- Work instructions:
State the number of lines below in which the word "chart" appears. Nothing else belongs in the answer.

- Material provided:
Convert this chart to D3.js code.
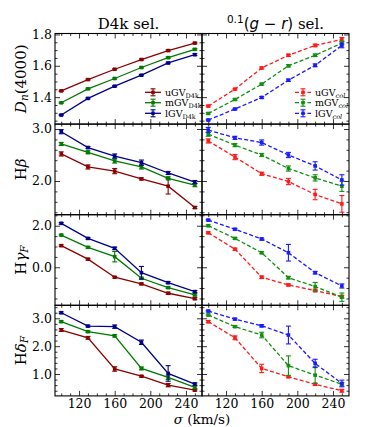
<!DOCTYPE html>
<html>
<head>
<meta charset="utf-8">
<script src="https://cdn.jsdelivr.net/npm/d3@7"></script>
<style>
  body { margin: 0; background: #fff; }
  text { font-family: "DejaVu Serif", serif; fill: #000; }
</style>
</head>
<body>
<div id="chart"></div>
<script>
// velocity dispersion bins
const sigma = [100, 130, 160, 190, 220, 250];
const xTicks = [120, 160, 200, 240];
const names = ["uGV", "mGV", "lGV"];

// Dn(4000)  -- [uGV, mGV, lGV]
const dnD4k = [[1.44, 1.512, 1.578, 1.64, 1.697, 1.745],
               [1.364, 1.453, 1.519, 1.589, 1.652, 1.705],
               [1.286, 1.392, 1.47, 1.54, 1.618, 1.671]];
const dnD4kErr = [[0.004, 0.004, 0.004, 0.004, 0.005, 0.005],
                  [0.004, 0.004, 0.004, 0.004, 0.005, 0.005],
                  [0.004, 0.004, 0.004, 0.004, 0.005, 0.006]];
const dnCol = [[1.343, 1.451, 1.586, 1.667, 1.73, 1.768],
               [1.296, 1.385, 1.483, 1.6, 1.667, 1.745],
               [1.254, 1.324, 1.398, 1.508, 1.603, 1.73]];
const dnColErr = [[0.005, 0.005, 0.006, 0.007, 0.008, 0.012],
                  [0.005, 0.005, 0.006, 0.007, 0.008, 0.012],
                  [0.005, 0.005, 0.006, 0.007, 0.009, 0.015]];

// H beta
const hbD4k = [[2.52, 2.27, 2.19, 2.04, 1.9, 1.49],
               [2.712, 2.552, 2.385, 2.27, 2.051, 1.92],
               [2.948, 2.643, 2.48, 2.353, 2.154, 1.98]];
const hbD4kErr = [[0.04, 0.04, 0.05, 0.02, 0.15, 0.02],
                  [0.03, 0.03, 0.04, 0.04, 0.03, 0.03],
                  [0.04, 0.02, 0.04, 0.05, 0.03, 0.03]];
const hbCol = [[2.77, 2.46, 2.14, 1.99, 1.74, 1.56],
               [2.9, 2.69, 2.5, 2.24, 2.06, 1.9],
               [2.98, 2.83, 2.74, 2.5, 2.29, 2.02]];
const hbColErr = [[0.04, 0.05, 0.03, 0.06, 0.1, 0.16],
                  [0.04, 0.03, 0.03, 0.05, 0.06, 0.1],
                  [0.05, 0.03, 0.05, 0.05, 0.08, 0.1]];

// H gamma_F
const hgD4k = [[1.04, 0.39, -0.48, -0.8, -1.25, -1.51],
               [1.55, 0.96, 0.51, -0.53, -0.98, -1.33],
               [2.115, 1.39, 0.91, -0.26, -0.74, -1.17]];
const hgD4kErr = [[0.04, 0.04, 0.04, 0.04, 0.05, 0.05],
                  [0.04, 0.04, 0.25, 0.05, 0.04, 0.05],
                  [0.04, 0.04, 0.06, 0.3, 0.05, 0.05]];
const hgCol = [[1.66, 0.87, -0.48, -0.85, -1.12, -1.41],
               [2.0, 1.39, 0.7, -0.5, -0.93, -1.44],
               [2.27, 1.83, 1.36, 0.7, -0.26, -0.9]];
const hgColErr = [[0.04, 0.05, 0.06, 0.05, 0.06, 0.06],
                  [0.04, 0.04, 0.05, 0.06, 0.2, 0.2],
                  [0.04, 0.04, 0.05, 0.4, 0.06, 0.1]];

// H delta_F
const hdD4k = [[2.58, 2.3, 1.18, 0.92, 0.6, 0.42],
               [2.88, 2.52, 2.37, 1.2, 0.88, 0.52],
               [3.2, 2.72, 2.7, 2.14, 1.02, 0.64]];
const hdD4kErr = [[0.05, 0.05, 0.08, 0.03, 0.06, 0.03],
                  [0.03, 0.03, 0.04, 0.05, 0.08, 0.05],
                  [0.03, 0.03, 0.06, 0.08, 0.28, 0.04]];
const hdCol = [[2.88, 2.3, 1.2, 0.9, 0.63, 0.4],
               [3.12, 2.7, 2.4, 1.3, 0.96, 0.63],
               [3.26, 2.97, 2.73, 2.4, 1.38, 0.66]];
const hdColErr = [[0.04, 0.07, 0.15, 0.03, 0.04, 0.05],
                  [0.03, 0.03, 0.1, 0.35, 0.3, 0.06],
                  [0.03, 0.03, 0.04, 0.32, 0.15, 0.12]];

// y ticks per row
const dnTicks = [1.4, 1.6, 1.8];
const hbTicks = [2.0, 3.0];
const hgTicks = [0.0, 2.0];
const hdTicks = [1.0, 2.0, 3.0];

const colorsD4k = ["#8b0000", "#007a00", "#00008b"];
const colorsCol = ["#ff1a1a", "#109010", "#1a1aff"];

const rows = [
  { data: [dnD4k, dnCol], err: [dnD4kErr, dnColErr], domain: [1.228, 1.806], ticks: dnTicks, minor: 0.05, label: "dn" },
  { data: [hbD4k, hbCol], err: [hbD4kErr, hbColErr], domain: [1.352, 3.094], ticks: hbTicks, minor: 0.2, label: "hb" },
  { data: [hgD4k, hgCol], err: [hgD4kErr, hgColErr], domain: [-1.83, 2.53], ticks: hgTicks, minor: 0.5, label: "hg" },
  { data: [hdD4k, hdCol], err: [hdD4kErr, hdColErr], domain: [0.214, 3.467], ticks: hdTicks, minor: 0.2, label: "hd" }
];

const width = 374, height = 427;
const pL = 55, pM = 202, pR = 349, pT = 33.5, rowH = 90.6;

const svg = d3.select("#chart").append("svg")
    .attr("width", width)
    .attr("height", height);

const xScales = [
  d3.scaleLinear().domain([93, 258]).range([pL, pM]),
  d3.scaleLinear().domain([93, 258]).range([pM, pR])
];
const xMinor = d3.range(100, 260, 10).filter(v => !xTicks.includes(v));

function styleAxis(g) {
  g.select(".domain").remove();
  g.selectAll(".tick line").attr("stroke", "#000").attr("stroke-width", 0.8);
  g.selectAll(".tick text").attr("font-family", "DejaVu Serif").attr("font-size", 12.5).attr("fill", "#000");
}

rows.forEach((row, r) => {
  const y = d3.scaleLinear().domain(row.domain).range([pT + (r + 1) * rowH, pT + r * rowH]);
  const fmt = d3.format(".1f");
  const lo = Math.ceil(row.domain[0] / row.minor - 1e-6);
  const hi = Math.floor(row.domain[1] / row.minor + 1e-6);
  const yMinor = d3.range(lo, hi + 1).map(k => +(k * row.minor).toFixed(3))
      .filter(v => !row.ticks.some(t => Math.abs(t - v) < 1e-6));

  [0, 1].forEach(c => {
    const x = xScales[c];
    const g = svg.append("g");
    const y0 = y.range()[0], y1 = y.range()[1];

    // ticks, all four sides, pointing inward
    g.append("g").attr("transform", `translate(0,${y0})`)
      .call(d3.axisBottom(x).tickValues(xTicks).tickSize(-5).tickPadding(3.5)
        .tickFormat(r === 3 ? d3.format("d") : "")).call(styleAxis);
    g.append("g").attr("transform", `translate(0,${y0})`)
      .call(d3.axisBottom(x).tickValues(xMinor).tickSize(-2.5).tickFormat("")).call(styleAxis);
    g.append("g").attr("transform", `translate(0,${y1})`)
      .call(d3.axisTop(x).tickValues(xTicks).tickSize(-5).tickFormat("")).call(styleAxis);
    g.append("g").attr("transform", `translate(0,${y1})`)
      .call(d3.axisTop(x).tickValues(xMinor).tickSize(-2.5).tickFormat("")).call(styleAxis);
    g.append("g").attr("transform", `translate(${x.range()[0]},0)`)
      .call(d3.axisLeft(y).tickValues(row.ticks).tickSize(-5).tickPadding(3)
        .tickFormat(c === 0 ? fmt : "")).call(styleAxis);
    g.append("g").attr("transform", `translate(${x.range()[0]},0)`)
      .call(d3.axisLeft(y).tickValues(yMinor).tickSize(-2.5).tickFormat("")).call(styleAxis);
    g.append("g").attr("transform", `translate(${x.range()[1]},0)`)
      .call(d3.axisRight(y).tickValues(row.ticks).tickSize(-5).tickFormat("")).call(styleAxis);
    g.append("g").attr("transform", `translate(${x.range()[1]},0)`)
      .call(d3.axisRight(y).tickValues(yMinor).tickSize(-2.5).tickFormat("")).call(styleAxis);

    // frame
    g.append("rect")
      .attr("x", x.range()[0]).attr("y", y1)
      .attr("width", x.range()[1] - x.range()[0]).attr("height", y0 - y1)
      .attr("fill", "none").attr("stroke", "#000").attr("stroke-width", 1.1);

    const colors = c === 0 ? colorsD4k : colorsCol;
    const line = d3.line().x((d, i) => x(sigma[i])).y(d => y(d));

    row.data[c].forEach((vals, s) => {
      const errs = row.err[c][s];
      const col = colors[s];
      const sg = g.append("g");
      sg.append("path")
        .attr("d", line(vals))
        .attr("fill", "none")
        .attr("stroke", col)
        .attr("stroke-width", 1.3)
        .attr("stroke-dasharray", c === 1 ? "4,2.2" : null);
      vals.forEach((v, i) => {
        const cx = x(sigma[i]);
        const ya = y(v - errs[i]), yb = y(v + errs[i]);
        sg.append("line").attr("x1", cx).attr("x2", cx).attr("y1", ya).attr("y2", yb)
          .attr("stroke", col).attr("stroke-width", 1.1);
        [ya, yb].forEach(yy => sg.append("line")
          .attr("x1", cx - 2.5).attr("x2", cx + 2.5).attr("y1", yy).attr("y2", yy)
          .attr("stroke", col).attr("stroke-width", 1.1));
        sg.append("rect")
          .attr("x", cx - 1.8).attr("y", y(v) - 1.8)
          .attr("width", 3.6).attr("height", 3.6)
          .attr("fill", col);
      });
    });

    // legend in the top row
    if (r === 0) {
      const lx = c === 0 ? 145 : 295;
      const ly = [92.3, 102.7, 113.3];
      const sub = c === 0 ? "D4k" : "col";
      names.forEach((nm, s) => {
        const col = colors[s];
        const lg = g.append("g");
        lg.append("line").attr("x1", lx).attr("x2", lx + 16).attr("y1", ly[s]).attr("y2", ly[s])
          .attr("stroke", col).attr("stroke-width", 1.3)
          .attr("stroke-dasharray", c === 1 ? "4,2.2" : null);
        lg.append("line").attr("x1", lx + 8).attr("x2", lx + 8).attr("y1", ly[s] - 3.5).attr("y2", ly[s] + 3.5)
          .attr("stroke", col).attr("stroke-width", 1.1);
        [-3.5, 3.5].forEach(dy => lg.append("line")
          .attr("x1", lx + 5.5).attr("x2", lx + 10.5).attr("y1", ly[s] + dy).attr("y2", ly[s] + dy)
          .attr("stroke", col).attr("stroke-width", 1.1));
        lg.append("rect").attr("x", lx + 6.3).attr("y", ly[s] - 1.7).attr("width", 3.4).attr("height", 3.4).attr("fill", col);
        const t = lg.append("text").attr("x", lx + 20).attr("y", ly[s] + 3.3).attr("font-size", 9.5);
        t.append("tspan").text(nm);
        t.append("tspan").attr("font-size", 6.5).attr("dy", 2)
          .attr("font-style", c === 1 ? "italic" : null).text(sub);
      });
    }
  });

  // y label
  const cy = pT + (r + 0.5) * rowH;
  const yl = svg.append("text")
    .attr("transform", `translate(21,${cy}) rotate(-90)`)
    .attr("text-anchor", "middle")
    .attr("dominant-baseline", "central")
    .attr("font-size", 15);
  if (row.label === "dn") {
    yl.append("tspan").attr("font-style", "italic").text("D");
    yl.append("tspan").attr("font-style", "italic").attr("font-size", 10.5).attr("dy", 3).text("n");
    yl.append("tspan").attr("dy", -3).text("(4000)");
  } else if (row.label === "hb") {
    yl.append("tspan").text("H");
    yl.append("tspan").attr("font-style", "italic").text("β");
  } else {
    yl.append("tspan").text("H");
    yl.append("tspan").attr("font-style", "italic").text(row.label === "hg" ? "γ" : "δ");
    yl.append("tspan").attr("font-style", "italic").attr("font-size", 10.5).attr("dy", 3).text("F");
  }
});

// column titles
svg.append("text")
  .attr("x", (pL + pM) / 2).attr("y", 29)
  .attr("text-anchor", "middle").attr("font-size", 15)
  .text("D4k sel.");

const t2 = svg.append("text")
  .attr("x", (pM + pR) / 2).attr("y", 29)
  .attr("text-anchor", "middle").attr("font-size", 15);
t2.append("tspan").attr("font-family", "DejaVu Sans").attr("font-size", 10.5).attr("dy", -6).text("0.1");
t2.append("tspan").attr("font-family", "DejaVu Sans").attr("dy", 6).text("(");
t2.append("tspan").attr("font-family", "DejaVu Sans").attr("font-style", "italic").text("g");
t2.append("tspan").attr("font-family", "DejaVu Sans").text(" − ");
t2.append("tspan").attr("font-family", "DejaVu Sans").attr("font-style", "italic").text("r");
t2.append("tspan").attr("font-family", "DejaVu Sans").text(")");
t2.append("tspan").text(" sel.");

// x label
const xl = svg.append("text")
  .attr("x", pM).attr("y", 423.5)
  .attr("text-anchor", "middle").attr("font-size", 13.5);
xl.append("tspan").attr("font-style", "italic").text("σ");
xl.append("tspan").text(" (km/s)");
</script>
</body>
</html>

- Problem solution:
3